* [What you will do]
Quote the data below in full, minus the images.

■ ■ ■ ■ ■

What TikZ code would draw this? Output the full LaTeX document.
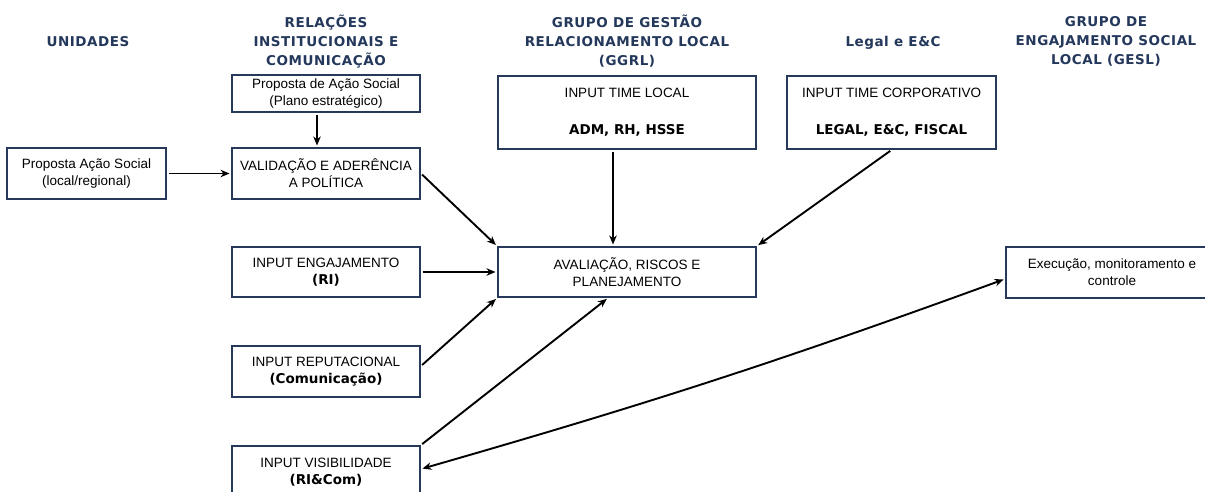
\documentclass[tikz,border=0pt]{standalone}
\usepackage{fontspec}
\setmainfont{Liberation Sans}
\newfontfamily\hdfont{DejaVu Sans}[LetterSpace=4]
\newfontfamily\bdfont{DejaVu Sans}
\usetikzlibrary{arrows.meta}
\definecolor{boxline}{HTML}{26395A}
\definecolor{hdcol}{HTML}{24385C}
\newcommand\bt[1]{{\bdfont\bfseries\fontsize{13.5}{17}\selectfont #1}}
\begin{document}
\begin{tikzpicture}[x=1pt,y=-1pt,
  box/.style={draw=boxline, line width=2pt, fill=white, align=center, inner sep=2pt,
    font=\fontsize{13.5}{17}\selectfont},
  header/.style={align=center, text=hdcol, font=\hdfont\bfseries\fontsize{13.5}{19}\selectfont},
  arr/.style={-{Stealth[length=9pt,width=7.5pt]}, line width=1.9pt, black, shorten <=1.5pt, shorten >=1.5pt},
  arrboth/.style={{Stealth[length=9pt,width=7.5pt]}-{Stealth[length=9pt,width=7.5pt]}, line width=1.9pt, black, shorten <=1.5pt, shorten >=1.5pt}]
\useasboundingbox (0,0) rectangle (1205,491);
\clip (0,0) rectangle (1205,491);
\fill[white] (0,0) rectangle (1205,491);

% headers
\node[header] (hUn) at (88,42) {UNIDADES};
\node[header] (hRI) at (326,41.5) {RELAÇÕES\\INSTITUCIONAIS E\\COMUNICAÇÃO};
\node[header] (hGG) at (627,41.5) {GRUPO DE GESTÃO\\RELACIONAMENTO LOCAL\\(GGRL)};
\node[header] (hLE) at (893,42.5) {Legal e E\&C};
\node[header] (hGE) at (1106,41.5) {GRUPO DE\\ENGAJAMENTO SOCIAL\\LOCAL (GESL)};

% boxes
\node[box, minimum width=159pt, minimum height=51pt] (local) at (86.5,173.5) {Proposta Ação Social\\(local/regional)};
\node[box, minimum width=188pt, minimum height=37pt] (plano) at (326,93.5) {Proposta de Ação Social\\(Plano estratégico)};
\node[box, minimum width=188pt, minimum height=51pt] (valid) at (326,173.5) {VALIDAÇÃO E ADERÊNCIA\\A POLÍTICA};
\node[box, minimum width=258pt, minimum height=73pt] (tlocal) at (627,112.5) {INPUT TIME LOCAL\\[20pt]\bt{ADM, RH, HSSE}};
\node[box, minimum width=209pt, minimum height=73pt] (tcorp) at (891.5,112.5) {INPUT TIME CORPORATIVO\\[20pt]\bt{LEGAL, E\&C, FISCAL}};
\node[box, minimum width=258pt, minimum height=50pt] (aval) at (627,272) {AVALIAÇÃO, RISCOS E\\PLANEJAMENTO};
\node[box, minimum width=188pt, minimum height=50pt] (engaj) at (326,272) {INPUT ENGAJAMENTO\\\bt{(RI)}};
\node[box, minimum width=188pt, minimum height=51pt] (reput) at (326,371.5) {INPUT REPUTACIONAL\\\bt{(Comunicação)}};
\node[box, minimum width=188pt, minimum height=52pt] (visib) at (326,472) {INPUT VISIBILIDADE\\\bt{(RI\&Com)}};
\node[box, minimum width=212pt, minimum height=51pt] (exec) at (1112,272.5) {Execução, monitoramento e\\controle};

% connectors
\draw[arr] (local.east) -- (valid.west);
\draw[arr] ([xshift=-9pt]plano.south) -- ([xshift=-9pt]valid.north);
\draw[arr] (valid.east) -- (aval.north west);
\draw[arr] ([xshift=-14pt]tlocal.south) -- ([xshift=-14pt]aval.north);
\draw[arr] (tcorp.south) -- (aval.north east);
\draw[arr] (engaj.east) -- (aval.west);
\draw[arr] ([yshift=5.5pt]reput.east) -- (aval.south west);
\draw[arr] (visib.north east) -- ([xshift=-19pt]aval.south);
\draw[arrboth] ([yshift=3pt]visib.east) to[bend right=2] ([yshift=-6.5pt]exec.west);
\end{tikzpicture}
\end{document}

■ ■ ■ ■ ■

* [Answer in full]
What TikZ code would draw this? Output the full LaTeX document.
\documentclass[tikz,border=0pt]{standalone}
\usepackage{fontspec}
\setmainfont{Liberation Sans}
\newfontfamily\hdfont{DejaVu Sans}[LetterSpace=4]
\newfontfamily\bdfont{DejaVu Sans}
\usetikzlibrary{arrows.meta}
\definecolor{boxline}{HTML}{26395A}
\definecolor{hdcol}{HTML}{24385C}
\newcommand\bt[1]{{\bdfont\bfseries\fontsize{13.5}{17}\selectfont #1}}
\begin{document}
\begin{tikzpicture}[x=1pt,y=-1pt,
  box/.style={draw=boxline, line width=2pt, fill=white, align=center, inner sep=2pt,
    font=\fontsize{13.5}{17}\selectfont},
  header/.style={align=center, text=hdcol, font=\hdfont\bfseries\fontsize{13.5}{19}\selectfont},
  arr/.style={-{Stealth[length=9pt,width=7.5pt]}, line width=1.9pt, black, shorten <=1.5pt, shorten >=1.5pt},
  arrboth/.style={{Stealth[length=9pt,width=7.5pt]}-{Stealth[length=9pt,width=7.5pt]}, line width=1.9pt, black, shorten <=1.5pt, shorten >=1.5pt}]
\useasboundingbox (0,0) rectangle (1205,491);
\clip (0,0) rectangle (1205,491);
\fill[white] (0,0) rectangle (1205,491);

% headers
\node[header] (hUn) at (88,42) {UNIDADES};
\node[header] (hRI) at (326,41.5) {RELAÇÕES\\INSTITUCIONAIS E\\COMUNICAÇÃO};
\node[header] (hGG) at (627,41.5) {GRUPO DE GESTÃO\\RELACIONAMENTO LOCAL\\(GGRL)};
\node[header] (hLE) at (893,42.5) {Legal e E\&C};
\node[header] (hGE) at (1106,41.5) {GRUPO DE\\ENGAJAMENTO SOCIAL\\LOCAL (GESL)};

% boxes
\node[box, minimum width=159pt, minimum height=51pt] (local) at (86.5,173.5) {Proposta Ação Social\\(local/regional)};
\node[box, minimum width=188pt, minimum height=37pt] (plano) at (326,93.5) {Proposta de Ação Social\\(Plano estratégico)};
\node[box, minimum width=188pt, minimum height=51pt] (valid) at (326,173.5) {VALIDAÇÃO E ADERÊNCIA\\A POLÍTICA};
\node[box, minimum width=258pt, minimum height=73pt] (tlocal) at (627,112.5) {INPUT TIME LOCAL\\[20pt]\bt{ADM, RH, HSSE}};
\node[box, minimum width=209pt, minimum height=73pt] (tcorp) at (891.5,112.5) {INPUT TIME CORPORATIVO\\[20pt]\bt{LEGAL, E\&C, FISCAL}};
\node[box, minimum width=258pt, minimum height=50pt] (aval) at (627,272) {AVALIAÇÃO, RISCOS E\\PLANEJAMENTO};
\node[box, minimum width=188pt, minimum height=50pt] (engaj) at (326,272) {INPUT ENGAJAMENTO\\\bt{(RI)}};
\node[box, minimum width=188pt, minimum height=51pt] (reput) at (326,371.5) {INPUT REPUTACIONAL\\\bt{(Comunicação)}};
\node[box, minimum width=188pt, minimum height=52pt] (visib) at (326,472) {INPUT VISIBILIDADE\\\bt{(RI\&Com)}};
\node[box, minimum width=212pt, minimum height=51pt] (exec) at (1112,272.5) {Execução, monitoramento e\\controle};

% connectors
\draw[arr] (local.east) -- (valid.west);
\draw[arr] ([xshift=-9pt]plano.south) -- ([xshift=-9pt]valid.north);
\draw[arr] (valid.east) -- (aval.north west);
\draw[arr] ([xshift=-14pt]tlocal.south) -- ([xshift=-14pt]aval.north);
\draw[arr] (tcorp.south) -- (aval.north east);
\draw[arr] (engaj.east) -- (aval.west);
\draw[arr] ([yshift=5.5pt]reput.east) -- (aval.south west);
\draw[arr] (visib.north east) -- ([xshift=-19pt]aval.south);
\draw[arrboth] ([yshift=3pt]visib.east) to[bend right=2] ([yshift=-6.5pt]exec.west);
\end{tikzpicture}
\end{document}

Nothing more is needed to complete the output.